### Dataset rows
>> Begin

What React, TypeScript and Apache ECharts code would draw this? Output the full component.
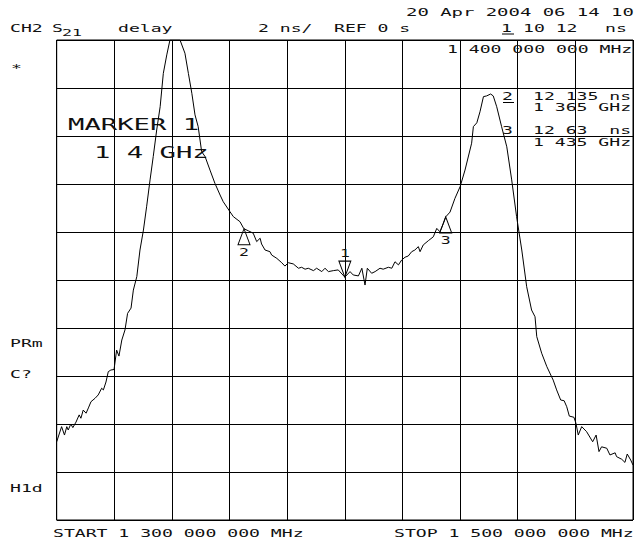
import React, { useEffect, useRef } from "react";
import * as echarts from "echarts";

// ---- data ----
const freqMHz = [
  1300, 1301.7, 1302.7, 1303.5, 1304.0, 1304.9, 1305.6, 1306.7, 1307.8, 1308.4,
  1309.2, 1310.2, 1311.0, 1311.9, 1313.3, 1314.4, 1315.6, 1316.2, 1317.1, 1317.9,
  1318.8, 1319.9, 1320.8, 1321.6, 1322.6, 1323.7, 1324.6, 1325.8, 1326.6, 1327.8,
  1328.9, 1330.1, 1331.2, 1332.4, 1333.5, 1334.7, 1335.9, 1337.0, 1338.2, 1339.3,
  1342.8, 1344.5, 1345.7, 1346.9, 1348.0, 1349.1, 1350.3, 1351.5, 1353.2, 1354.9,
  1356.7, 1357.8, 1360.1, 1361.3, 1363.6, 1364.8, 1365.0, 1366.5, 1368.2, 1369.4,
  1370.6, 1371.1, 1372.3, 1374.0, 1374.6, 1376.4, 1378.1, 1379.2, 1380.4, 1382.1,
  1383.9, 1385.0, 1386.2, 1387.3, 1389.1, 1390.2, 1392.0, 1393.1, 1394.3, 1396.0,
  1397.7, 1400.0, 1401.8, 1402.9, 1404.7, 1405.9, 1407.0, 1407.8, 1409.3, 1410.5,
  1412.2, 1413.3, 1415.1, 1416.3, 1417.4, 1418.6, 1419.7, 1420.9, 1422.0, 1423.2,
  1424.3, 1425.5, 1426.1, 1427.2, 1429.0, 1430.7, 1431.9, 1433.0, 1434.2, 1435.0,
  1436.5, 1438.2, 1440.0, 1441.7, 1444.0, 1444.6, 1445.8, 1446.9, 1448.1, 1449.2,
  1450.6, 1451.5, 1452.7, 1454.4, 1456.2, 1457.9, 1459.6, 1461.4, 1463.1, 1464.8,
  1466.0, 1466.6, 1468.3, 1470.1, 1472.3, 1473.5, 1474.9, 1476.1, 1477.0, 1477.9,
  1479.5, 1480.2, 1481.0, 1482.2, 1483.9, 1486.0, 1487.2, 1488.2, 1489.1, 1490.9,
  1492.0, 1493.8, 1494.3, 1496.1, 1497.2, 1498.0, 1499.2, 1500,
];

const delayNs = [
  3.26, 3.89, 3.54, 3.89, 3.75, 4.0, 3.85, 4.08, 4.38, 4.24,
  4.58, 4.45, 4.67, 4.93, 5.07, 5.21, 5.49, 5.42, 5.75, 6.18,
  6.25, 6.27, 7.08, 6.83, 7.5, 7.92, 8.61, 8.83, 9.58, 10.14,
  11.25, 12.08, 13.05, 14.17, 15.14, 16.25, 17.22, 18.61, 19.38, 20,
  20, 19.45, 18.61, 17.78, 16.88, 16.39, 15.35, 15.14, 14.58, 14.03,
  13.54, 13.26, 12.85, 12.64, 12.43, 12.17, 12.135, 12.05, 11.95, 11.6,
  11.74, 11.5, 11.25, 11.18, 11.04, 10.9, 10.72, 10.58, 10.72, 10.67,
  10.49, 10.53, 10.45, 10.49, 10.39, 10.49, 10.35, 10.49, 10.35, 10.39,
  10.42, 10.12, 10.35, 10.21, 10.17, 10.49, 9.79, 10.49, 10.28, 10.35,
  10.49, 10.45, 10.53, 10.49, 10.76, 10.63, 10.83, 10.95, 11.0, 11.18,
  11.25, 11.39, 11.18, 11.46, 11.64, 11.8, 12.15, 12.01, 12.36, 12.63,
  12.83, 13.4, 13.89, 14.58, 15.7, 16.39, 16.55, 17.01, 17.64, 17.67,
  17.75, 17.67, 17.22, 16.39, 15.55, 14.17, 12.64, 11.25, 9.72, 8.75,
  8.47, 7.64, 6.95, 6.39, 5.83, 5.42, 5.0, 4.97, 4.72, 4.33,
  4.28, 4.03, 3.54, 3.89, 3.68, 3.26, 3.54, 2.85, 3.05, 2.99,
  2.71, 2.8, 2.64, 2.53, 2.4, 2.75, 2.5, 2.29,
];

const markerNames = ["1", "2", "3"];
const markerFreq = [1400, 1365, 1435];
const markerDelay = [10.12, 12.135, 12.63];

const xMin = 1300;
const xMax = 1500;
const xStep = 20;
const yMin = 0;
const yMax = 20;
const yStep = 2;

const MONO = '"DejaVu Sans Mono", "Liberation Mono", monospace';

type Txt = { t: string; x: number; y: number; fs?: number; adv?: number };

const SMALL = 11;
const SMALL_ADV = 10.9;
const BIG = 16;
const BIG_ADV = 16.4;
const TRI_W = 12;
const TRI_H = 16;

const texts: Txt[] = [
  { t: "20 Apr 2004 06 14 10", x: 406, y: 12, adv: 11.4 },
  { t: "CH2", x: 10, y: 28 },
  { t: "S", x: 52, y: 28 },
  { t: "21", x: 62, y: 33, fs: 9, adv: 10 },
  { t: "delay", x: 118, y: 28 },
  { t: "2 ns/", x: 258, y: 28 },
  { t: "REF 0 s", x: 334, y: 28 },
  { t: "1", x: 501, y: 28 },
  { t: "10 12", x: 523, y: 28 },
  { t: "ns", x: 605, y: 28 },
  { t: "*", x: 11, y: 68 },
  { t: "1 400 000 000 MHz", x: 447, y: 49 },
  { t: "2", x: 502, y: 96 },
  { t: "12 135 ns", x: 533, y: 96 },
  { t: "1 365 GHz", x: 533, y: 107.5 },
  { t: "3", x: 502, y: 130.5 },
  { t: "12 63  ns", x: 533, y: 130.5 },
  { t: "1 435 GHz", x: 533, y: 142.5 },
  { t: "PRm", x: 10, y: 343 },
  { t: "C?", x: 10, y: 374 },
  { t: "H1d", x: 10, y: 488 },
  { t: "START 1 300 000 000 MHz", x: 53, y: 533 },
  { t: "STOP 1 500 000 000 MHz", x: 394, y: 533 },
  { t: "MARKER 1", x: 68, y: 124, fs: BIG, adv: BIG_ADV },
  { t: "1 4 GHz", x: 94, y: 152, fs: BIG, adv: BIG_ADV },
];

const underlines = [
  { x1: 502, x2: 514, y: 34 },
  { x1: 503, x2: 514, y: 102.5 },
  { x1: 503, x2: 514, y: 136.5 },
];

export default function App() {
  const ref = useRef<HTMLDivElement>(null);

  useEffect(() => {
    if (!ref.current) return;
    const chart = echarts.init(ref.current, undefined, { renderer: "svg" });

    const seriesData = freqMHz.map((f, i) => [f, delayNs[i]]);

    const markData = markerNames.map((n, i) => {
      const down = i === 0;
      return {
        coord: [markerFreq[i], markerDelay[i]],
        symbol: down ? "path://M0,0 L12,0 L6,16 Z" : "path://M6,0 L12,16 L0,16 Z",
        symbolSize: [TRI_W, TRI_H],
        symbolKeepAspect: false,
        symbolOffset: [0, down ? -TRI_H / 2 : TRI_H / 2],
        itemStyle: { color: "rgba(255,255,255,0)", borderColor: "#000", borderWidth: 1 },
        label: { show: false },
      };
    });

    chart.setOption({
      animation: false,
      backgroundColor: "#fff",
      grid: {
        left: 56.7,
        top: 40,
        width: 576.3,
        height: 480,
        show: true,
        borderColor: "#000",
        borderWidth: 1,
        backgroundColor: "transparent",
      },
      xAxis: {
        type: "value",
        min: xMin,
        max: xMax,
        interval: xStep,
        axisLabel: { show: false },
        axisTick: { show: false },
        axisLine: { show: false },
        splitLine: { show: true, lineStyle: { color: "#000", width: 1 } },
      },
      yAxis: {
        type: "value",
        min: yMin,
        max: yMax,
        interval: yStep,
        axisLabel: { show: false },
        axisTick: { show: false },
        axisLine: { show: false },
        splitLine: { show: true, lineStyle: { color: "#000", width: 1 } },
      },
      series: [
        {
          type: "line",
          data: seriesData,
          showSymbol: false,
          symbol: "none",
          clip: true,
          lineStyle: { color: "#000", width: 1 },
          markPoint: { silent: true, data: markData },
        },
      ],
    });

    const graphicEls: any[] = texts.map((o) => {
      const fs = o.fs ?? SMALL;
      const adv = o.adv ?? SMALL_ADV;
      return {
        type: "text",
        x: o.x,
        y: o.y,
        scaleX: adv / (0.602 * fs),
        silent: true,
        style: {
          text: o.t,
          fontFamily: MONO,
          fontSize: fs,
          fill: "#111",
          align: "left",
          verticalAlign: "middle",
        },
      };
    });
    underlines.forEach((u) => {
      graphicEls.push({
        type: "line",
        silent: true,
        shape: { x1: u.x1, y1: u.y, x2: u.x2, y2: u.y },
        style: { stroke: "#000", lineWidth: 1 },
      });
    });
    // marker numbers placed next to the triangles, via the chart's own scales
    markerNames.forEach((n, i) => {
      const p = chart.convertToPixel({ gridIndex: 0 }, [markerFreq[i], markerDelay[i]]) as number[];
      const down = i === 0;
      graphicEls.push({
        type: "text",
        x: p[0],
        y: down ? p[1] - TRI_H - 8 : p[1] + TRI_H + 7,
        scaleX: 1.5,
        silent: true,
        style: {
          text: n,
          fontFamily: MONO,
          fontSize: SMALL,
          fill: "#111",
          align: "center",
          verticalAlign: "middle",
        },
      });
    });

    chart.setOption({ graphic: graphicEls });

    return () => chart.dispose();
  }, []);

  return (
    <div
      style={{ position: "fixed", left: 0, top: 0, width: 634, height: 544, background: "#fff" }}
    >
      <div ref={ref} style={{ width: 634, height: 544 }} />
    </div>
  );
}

>> End
>> Begin

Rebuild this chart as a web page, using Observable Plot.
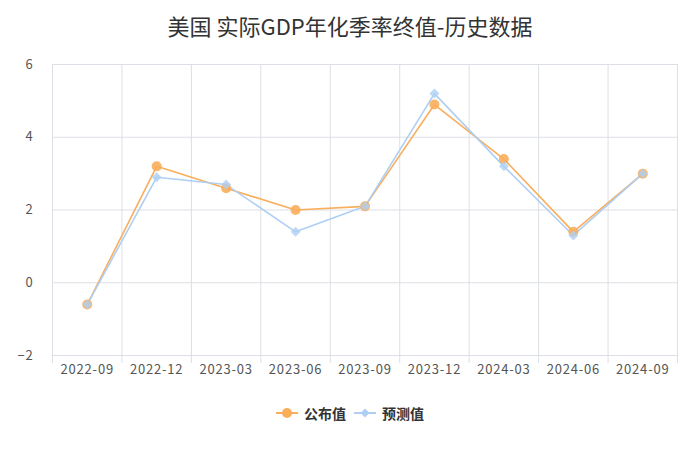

>> End
>> Begin

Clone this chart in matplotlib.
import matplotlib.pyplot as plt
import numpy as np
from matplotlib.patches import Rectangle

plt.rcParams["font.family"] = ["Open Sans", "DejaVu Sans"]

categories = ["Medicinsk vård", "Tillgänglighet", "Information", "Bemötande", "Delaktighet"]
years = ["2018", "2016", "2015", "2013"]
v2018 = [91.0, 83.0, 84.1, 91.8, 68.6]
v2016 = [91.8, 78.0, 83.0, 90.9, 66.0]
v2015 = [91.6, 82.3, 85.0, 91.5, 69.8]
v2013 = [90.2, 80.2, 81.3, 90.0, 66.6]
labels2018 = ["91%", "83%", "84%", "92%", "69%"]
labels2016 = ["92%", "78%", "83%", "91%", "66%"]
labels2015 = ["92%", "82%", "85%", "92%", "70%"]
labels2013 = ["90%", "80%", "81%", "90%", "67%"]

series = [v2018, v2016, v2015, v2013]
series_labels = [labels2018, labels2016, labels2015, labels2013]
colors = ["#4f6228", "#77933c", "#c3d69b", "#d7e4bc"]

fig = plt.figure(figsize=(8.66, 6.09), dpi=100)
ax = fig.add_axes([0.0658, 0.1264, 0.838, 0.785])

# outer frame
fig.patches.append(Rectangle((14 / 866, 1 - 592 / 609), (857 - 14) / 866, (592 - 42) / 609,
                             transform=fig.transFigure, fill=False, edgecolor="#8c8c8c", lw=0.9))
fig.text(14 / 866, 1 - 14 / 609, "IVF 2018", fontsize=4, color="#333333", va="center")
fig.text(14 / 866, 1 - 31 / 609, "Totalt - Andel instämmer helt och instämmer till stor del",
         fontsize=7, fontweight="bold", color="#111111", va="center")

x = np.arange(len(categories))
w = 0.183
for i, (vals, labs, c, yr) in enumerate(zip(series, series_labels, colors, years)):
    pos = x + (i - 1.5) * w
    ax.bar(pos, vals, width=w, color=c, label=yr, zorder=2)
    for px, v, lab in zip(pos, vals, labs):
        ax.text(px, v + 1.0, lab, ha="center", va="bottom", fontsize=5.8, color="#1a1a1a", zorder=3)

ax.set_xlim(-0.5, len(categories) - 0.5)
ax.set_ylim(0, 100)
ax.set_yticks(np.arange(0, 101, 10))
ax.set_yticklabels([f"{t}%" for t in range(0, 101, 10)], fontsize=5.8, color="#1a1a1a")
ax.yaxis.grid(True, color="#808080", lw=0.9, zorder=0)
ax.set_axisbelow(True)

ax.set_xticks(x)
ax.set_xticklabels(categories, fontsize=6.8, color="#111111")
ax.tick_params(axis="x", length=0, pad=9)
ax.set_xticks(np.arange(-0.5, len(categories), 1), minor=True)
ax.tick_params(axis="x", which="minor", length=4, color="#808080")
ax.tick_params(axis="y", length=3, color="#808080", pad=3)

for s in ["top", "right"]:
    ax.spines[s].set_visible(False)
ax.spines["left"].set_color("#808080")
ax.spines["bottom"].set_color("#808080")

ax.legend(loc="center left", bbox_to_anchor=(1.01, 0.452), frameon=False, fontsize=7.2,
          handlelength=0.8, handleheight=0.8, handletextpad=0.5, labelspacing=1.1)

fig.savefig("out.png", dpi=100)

>> End

### Prompt
Only the lines from the one holding "What React, TypeScript" to the one holding "import * as" should be returned, both included and exactly as written, with no pictures.

### Result of this exercise
What React, TypeScript and Apache ECharts code would draw this? Output the full component.
import React, { useEffect, useRef } from "react";
import * as echarts from "echarts";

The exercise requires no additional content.